**PROVIDED MATERIAL**:
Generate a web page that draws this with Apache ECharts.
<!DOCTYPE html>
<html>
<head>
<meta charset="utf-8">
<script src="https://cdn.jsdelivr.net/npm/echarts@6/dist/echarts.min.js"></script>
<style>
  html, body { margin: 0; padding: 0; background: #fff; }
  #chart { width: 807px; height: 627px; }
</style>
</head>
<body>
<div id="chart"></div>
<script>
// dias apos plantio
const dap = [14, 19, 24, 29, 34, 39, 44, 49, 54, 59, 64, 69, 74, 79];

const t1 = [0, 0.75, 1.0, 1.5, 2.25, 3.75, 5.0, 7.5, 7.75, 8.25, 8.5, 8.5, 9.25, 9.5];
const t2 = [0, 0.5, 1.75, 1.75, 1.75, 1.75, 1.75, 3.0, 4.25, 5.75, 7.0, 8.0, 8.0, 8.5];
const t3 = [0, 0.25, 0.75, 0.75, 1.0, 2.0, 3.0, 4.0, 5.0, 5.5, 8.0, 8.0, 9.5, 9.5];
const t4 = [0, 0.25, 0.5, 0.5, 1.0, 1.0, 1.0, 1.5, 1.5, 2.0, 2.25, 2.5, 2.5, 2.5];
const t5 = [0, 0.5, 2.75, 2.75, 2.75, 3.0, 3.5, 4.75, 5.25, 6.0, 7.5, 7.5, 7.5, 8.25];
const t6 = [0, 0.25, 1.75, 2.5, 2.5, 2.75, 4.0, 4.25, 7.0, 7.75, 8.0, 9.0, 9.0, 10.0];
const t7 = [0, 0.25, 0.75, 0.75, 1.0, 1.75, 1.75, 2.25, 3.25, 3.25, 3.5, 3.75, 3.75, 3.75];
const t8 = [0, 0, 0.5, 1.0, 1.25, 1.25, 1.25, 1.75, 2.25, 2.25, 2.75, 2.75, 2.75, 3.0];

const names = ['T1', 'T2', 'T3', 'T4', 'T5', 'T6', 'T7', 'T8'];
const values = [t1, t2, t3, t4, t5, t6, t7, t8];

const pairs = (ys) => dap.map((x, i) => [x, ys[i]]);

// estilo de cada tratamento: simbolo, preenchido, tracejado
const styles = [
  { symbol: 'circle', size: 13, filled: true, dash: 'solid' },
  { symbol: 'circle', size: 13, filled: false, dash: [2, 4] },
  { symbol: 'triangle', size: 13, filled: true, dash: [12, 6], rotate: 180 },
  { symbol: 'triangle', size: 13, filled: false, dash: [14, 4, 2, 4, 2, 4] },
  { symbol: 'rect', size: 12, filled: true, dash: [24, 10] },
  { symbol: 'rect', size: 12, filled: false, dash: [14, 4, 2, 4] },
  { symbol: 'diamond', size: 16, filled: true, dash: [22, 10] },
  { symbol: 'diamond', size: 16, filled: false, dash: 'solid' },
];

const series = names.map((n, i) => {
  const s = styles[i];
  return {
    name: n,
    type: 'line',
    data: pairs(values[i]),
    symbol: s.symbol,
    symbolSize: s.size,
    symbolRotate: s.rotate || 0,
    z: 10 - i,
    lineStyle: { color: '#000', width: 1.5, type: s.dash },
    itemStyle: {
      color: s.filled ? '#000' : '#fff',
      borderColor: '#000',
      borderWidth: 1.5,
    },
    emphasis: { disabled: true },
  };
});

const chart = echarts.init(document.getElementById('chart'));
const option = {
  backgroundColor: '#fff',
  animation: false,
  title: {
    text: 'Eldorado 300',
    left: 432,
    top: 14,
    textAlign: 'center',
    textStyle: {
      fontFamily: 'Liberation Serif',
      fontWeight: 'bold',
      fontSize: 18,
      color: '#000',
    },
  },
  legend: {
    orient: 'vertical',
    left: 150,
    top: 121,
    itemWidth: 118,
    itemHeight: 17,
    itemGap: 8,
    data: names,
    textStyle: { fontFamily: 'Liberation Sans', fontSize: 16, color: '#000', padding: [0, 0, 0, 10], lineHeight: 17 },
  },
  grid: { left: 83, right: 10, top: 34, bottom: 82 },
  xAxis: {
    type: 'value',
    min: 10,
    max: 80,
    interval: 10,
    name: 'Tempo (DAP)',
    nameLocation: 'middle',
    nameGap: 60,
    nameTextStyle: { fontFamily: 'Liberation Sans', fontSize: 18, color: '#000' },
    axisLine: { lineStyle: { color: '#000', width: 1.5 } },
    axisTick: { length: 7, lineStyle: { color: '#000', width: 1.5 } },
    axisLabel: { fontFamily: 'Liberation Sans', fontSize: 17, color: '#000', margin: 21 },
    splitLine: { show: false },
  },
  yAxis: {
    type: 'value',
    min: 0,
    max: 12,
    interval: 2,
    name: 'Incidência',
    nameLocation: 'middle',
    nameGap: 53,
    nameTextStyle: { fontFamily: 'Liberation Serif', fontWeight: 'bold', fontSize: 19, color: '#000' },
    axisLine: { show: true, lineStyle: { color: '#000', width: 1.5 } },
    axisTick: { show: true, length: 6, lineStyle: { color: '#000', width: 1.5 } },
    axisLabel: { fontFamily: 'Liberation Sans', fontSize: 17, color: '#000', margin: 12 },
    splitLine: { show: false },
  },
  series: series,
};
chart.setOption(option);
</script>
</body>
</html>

---

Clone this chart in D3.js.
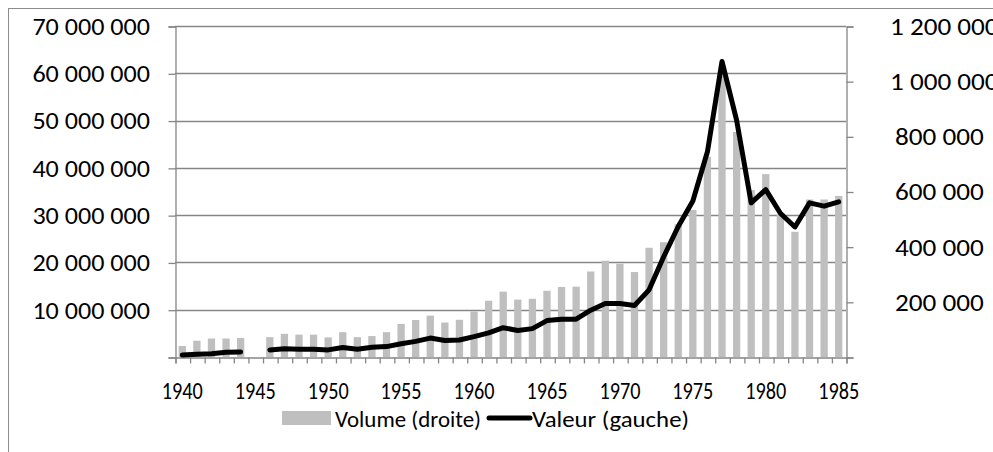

**WHAT THE EXERCISE ASKS**: Give back, exactly as written, each line from the one that contains "Generate a web" through the one that contains "69, 74, 79];".

**THE SOLUTION**:
Generate a web page that draws this with Apache ECharts.
<!DOCTYPE html>
<html>
<head>
<meta charset="utf-8">
<script src="https://cdn.jsdelivr.net/npm/echarts@6/dist/echarts.min.js"></script>
<style>
  html, body { margin: 0; padding: 0; background: #fff; }
  #chart { width: 807px; height: 627px; }
</style>
</head>
<body>
<div id="chart"></div>
<script>
// dias apos plantio
const dap = [14, 19, 24, 29, 34, 39, 44, 49, 54, 59, 64, 69, 74, 79];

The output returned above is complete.